Data shown:
++++++++++
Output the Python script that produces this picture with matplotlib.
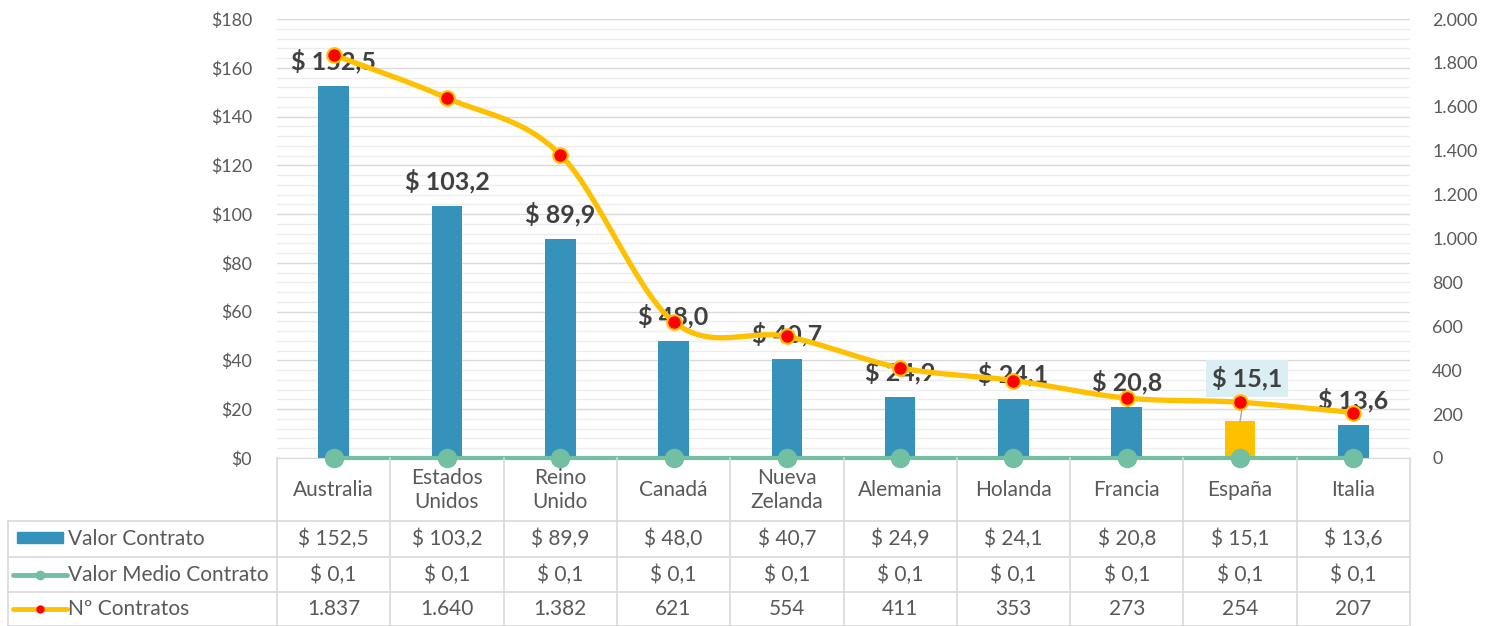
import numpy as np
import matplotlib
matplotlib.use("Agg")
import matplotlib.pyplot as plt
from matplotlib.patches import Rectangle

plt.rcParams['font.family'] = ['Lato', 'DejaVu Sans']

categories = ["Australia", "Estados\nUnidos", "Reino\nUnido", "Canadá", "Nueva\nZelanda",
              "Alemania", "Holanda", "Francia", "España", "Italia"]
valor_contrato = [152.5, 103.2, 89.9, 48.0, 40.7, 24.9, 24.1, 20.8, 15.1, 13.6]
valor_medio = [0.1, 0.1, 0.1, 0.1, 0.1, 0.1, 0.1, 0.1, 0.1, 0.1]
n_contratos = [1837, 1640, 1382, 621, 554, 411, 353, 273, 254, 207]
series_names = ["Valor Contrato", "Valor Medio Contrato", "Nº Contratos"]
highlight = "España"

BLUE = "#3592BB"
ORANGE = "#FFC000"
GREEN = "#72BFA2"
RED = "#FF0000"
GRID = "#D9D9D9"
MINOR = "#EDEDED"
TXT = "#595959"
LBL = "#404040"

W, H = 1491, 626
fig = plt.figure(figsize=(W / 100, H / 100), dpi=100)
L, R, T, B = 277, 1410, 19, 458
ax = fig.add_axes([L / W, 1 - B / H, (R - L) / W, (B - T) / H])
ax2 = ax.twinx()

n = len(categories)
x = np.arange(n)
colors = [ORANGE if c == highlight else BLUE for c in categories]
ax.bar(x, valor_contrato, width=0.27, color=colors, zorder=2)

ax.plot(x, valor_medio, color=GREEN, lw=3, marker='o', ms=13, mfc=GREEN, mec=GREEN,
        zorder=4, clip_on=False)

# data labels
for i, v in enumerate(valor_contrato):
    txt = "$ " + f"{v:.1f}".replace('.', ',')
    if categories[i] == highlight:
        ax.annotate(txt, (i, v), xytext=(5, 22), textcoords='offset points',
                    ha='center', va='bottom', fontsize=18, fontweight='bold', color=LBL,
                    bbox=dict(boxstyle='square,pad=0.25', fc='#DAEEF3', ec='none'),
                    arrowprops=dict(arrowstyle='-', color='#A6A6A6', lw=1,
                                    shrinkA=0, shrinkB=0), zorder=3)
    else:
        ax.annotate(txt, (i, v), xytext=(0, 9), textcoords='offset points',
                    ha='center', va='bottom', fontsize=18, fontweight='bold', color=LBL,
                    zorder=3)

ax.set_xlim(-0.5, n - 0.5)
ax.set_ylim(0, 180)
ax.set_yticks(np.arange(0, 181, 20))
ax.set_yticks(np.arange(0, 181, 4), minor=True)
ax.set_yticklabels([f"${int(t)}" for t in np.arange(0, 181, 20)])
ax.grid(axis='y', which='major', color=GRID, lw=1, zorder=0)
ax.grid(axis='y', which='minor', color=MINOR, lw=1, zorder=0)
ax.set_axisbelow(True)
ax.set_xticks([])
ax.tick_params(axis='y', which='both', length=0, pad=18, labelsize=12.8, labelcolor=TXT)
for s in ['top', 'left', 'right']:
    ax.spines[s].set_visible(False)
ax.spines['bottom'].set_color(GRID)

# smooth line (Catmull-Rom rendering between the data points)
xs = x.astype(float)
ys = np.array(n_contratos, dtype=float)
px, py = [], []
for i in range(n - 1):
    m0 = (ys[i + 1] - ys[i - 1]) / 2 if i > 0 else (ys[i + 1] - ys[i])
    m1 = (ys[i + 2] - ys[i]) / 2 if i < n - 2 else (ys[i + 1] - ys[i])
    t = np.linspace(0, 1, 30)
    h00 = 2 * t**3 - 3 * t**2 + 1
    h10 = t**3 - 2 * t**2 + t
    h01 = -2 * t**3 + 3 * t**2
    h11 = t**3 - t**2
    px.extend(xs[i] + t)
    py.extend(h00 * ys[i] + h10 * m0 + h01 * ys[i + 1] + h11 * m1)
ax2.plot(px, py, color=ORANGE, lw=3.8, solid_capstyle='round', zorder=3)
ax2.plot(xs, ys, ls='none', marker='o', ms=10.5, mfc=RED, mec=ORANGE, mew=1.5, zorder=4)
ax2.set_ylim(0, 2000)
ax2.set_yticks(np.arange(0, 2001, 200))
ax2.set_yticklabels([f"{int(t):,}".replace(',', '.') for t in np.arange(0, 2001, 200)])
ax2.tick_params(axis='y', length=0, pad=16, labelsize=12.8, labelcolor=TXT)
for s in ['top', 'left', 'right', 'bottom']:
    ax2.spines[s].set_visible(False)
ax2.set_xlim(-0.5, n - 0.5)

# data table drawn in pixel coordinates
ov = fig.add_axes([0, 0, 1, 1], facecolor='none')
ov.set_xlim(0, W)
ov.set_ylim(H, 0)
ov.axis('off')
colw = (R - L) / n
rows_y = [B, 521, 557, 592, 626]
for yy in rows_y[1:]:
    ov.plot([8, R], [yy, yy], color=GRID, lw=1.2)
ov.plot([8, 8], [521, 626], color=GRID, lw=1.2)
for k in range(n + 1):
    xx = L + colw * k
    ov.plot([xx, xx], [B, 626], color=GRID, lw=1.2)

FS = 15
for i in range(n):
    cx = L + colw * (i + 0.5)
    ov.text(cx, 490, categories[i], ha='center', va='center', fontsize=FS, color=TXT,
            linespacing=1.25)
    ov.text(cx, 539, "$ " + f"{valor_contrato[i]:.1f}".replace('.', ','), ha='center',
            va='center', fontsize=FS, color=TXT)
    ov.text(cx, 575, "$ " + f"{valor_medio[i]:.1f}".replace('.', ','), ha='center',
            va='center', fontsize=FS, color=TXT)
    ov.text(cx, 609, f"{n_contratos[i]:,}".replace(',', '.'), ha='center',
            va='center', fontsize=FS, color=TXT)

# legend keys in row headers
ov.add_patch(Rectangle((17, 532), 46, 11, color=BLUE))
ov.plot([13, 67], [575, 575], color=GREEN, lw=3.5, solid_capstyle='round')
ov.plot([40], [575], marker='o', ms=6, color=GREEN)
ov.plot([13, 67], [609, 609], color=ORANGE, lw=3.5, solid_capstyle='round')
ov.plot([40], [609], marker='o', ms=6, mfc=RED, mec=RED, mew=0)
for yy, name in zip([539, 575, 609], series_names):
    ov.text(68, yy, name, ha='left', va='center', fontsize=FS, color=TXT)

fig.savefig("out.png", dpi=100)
++++++++++
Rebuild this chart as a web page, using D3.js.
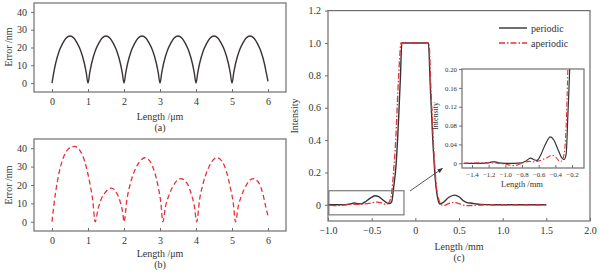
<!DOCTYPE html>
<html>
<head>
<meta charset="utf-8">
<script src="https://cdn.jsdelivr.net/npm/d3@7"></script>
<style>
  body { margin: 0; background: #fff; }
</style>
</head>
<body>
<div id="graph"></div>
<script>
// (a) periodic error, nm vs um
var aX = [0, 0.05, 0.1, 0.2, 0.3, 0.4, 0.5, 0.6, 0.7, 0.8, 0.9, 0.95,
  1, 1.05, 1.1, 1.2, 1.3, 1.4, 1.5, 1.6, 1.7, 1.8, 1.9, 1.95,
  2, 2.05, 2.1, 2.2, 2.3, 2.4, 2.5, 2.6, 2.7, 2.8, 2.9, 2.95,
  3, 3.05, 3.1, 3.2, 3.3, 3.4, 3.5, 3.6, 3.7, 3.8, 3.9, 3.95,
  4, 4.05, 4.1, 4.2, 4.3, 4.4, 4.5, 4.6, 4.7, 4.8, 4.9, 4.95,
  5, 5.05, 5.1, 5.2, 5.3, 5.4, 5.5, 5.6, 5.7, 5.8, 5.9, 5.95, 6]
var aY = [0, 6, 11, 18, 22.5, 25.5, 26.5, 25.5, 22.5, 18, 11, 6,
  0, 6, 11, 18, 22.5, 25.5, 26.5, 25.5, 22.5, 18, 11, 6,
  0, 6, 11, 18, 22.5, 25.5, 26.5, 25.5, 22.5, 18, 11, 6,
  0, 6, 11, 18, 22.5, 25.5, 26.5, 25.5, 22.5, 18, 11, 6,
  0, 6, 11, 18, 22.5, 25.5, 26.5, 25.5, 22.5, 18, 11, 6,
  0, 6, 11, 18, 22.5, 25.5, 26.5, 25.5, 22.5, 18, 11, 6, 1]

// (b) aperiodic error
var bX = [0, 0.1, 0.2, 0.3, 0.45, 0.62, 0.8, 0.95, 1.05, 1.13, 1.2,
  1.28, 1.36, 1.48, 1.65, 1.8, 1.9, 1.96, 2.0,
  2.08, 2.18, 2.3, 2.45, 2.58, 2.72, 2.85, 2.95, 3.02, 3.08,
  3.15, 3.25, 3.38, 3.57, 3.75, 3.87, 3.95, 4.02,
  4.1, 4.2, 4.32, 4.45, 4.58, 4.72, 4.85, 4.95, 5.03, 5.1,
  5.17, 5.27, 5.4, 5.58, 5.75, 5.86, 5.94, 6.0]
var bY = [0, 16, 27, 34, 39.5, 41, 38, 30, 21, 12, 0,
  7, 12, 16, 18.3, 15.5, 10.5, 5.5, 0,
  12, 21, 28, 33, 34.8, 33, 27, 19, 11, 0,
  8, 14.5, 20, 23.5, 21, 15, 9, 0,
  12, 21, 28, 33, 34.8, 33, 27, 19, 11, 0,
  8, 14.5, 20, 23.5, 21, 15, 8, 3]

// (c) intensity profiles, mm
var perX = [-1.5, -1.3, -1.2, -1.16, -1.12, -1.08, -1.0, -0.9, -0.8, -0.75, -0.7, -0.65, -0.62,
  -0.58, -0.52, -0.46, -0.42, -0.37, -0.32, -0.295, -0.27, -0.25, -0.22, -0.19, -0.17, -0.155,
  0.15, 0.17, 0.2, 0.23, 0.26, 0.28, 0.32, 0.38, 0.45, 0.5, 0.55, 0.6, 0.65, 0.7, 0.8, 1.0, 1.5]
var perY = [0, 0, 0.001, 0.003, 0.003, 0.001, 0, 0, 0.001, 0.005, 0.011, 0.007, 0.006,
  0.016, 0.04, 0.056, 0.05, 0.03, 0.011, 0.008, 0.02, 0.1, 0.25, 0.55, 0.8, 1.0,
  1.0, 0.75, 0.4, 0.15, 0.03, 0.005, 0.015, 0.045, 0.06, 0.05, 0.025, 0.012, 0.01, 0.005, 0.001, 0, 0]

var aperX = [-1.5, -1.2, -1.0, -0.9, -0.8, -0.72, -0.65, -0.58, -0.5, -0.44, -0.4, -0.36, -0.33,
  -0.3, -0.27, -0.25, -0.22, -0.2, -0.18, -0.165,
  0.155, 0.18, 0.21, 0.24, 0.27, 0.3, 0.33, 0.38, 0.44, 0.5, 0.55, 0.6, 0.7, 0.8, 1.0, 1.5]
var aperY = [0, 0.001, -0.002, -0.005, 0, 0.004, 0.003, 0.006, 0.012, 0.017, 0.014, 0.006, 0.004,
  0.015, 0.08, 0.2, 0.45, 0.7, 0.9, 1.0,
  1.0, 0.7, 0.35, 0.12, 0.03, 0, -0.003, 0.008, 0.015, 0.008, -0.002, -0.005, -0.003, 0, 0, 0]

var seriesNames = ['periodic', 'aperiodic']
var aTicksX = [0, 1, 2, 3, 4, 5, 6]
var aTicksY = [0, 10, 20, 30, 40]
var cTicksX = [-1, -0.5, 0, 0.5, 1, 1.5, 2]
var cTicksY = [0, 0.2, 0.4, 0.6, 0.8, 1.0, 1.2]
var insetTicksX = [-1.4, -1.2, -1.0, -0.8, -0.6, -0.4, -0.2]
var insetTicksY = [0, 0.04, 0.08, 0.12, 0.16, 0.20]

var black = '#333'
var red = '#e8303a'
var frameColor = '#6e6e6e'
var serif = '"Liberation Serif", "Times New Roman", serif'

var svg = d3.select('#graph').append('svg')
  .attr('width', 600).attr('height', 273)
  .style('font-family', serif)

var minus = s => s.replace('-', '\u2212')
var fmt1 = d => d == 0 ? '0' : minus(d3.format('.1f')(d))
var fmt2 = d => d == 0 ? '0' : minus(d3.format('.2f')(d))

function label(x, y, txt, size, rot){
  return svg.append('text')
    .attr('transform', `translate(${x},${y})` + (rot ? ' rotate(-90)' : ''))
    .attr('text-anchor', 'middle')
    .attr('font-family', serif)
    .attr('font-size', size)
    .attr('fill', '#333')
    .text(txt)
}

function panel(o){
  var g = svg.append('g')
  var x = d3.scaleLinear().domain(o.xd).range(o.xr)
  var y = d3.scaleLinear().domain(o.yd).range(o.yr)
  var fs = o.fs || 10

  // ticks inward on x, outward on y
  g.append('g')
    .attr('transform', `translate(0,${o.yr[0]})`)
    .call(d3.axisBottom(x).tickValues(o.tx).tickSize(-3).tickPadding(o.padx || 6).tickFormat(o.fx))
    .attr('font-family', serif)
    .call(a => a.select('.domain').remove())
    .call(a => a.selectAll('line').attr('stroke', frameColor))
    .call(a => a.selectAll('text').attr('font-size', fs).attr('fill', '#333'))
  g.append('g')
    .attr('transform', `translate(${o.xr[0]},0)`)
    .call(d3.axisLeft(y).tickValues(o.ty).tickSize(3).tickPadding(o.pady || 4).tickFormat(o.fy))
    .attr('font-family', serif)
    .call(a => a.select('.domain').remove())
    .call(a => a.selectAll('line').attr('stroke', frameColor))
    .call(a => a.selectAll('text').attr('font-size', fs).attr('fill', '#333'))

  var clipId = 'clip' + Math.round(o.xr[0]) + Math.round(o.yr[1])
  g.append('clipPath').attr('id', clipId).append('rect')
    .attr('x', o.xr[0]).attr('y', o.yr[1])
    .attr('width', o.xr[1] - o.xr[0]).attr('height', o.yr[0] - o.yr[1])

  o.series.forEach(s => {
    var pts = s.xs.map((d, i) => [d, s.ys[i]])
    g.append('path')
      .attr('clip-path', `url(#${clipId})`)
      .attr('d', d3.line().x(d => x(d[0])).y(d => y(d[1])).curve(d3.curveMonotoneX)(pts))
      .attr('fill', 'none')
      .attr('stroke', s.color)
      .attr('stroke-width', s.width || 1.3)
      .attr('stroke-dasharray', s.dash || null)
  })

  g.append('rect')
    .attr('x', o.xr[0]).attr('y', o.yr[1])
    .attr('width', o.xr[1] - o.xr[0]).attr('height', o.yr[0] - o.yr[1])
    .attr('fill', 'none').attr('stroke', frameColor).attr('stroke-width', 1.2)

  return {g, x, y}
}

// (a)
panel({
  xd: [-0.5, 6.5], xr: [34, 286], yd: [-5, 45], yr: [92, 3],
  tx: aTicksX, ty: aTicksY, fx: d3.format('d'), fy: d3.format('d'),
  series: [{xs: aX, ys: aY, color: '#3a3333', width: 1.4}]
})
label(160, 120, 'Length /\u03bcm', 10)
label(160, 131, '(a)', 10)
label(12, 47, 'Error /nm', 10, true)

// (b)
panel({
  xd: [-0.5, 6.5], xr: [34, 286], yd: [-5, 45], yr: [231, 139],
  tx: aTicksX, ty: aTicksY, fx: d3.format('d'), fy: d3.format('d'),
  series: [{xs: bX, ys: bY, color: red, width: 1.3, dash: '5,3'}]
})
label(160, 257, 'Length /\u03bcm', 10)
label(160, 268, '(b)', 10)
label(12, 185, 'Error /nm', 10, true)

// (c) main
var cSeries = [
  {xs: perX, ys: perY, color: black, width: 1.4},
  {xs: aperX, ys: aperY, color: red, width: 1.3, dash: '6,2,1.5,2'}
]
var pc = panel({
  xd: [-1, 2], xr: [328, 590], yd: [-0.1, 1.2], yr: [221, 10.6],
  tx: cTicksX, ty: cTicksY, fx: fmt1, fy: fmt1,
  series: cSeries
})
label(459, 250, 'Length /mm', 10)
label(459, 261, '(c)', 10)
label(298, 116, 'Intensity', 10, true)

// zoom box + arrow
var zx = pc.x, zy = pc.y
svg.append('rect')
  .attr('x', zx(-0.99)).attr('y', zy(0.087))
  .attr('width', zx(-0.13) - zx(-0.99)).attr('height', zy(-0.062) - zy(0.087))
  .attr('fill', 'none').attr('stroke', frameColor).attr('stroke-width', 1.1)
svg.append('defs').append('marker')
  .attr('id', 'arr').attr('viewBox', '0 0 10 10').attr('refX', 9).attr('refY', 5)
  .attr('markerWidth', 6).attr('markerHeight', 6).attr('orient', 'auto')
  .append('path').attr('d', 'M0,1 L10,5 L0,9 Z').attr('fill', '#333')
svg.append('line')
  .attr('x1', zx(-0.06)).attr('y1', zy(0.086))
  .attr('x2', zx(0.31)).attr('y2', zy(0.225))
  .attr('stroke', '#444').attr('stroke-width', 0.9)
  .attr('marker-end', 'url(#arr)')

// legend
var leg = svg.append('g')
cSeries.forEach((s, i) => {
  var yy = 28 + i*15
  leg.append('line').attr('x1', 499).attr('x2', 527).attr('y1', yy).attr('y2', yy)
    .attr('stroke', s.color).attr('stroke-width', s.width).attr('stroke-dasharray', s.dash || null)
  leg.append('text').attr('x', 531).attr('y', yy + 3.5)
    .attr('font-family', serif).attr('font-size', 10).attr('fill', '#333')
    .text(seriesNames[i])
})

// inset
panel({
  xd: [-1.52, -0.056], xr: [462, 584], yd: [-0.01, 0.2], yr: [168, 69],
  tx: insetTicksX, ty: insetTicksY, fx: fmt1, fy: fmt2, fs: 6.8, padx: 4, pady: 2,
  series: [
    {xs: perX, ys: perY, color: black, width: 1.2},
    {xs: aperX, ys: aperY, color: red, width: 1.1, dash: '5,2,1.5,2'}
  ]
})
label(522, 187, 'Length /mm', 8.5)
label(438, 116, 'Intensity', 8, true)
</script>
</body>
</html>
++++++++++
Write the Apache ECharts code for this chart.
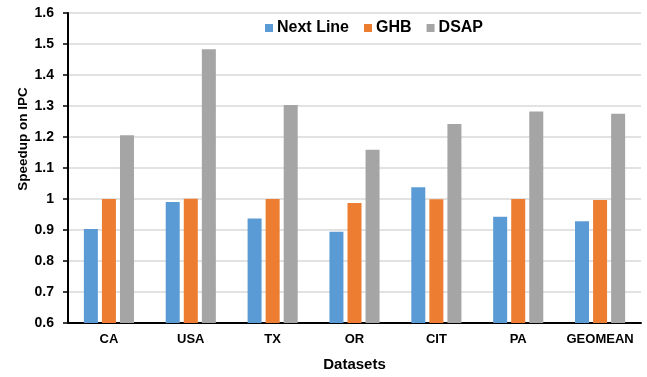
++++++++++
The request: Could you quote, word for word, only the lines from the one containing "Output the Python" through the one containing "plt.rcParams['font.family'] = ['Lato', 'DejaVu", both included, and leave out any pictures?

Task solution:
Output the Python script that produces this picture with matplotlib.
import numpy as np
import matplotlib
matplotlib.use("Agg")
import matplotlib.pyplot as plt
from matplotlib.patches import Rectangle

plt.rcParams['font.family'] = ['Lato', 'DejaVu Sans']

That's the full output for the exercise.